Chinese electric-vehicle (EV) start-up Nio has slashed prices of all its models by 30,000 yuan (US$4,200) to spur sales and will stop its free battery-swapping services in a bid to become profitable in an extremely cutthroat market.

The Shanghai-based carmaker said on Monday that the decision on the price cuts was made after gaining insights into consumers’ needs and was effective immediately.

While Nio users currently receive as many as four free battery-swapping services per month, the carmaker’s charging stations will start collecting about 100 yuan for the service from new buyers.

“Obviously, Nio is resolute in driving up deliveries by offering discounts,” said Zhao Zhen, a sales director with Shanghai-based dealer Wan Zhuo Auto. “The price reductions have come as a surprise to the market because industry officials expect the price war [among carmakers] to end soon.”

Nio’s delivery centre in Nanxiang, Shanghai. Photo: Reuters

The price cuts come after Nio posted a month-on-month sales decline of fell 5.7 per cent to 7,079 units. Nio’s peers – Beijing-headquartered Li Auto and Guangzhou-based Xpeng – posted higher sales last month, up 10.1 per cent and 6 per cent, respectively. The trio are viewed as China’s best response to US carmaker Tesla in China, the world’s largest EV market.

Nio builds premium EVs, most of which are priced above 300,000 yuan.
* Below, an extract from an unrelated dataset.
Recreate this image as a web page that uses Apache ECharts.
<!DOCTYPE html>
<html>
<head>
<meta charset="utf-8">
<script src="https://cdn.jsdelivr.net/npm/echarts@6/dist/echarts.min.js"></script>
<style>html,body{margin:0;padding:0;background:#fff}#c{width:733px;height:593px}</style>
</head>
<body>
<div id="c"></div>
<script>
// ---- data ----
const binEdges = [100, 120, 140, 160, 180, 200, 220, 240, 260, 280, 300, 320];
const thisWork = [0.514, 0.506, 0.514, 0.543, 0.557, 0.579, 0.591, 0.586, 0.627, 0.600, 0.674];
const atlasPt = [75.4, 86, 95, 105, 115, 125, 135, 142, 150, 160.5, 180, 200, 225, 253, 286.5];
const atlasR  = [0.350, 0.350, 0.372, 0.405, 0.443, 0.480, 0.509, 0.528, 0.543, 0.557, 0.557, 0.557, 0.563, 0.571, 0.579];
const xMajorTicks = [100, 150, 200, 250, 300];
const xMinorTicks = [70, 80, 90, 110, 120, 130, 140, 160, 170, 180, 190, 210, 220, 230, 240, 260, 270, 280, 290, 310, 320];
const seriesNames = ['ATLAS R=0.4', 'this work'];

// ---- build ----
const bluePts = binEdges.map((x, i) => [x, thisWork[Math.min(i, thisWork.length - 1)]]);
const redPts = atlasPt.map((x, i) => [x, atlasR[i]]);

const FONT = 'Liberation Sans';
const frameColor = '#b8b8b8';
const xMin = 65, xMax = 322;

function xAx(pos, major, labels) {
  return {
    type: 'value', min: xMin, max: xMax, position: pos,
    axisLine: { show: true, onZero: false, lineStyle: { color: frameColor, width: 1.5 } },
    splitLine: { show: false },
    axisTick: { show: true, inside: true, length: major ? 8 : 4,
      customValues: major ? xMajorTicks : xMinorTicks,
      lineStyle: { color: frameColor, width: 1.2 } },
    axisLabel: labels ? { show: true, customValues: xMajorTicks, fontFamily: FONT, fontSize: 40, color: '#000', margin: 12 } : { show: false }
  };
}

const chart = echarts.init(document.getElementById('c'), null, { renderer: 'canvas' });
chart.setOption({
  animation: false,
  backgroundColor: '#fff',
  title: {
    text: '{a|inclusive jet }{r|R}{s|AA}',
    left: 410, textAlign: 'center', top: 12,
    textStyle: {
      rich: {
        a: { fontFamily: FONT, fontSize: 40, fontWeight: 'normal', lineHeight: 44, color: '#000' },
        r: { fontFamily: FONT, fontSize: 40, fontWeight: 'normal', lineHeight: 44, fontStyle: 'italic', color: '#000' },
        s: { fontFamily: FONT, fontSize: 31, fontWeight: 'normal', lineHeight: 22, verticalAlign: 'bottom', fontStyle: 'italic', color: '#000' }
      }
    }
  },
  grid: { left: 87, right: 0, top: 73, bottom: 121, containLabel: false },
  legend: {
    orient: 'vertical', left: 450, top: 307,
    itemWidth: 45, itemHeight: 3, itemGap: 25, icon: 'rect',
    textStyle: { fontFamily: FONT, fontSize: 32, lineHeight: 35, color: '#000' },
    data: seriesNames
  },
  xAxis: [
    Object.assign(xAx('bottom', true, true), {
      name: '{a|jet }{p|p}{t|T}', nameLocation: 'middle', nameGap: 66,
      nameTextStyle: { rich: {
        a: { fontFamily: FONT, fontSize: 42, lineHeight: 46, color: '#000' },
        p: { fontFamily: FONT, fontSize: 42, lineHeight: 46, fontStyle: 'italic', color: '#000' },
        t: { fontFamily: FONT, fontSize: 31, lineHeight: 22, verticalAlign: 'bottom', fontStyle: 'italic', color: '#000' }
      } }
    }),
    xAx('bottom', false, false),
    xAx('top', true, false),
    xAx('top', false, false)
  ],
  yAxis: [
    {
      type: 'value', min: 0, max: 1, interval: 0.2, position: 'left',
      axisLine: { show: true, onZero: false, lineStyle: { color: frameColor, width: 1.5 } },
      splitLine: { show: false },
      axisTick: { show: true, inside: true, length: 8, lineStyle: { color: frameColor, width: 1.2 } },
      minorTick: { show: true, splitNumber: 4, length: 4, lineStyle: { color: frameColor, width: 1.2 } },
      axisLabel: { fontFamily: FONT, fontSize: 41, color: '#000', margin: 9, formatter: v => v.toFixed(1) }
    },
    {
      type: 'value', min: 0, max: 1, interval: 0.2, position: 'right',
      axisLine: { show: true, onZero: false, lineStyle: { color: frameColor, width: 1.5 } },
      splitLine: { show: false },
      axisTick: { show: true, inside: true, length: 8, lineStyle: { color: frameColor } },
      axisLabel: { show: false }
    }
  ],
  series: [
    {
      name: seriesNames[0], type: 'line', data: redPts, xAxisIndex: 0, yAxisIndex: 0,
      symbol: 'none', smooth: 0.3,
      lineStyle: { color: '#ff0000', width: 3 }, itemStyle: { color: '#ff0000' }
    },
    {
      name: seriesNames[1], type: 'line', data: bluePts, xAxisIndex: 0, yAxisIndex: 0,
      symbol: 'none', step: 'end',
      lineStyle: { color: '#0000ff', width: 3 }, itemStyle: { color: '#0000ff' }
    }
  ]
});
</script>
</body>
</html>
It was a major victim of the price war initiated by Tesla last October as the Shanghai-based carmaker kept prices unchanged.

“Economies of scale are key to break even,” Jefferies analysts said in a research note on Saturday. “Nio’s product line-up is lacking models that could achieve economies of scale. Until deliveries pick up, sticky high fixed costs will hinder profitability.”

William Li, co-founder and chief executive of Nio, told reporters during a briefing in April that a loss of sales was likely to be just a short-term hiccup, and the company was determined to keep the prices of its cars flat. He also said Nio would break even in the fourth quarter of this year.

02:05

Chinese smart-battery swap stations can change EV batteries automatically

Chinese smart-battery swap stations can change EV batteries automatically

Nio’s first-quarter performance fell short of market expectations.

Last Friday, the company posted a net loss of 4.74 billion yuan in the three months to March 31, narrowing from a loss of 5.79 ­billion yuan in the ­previous quarter.

Its first-quarter revenue plummeted by 33.5 per cent from the previous quarter to 10.7 billion yuan, missing a median forecast of 12.3 billion yuan in a Bloomberg ­survey of analysts.

From January to May, Nio handed a total 43,854 vehicles to mainland customers, up 15.8 per cent on year. The company has a full-year sales goal of 240,000 units.

Following months of fierce competition, the price war might be coming to an end as carmakers were refraining from offering further discounts to attract budget-conscious customers, Citic Securities said in a note last month.

Many Chinese motorists who had been waiting on the sidelines in the expectation of further price cuts had decided to enter the market as they felt the party was over, Citic said.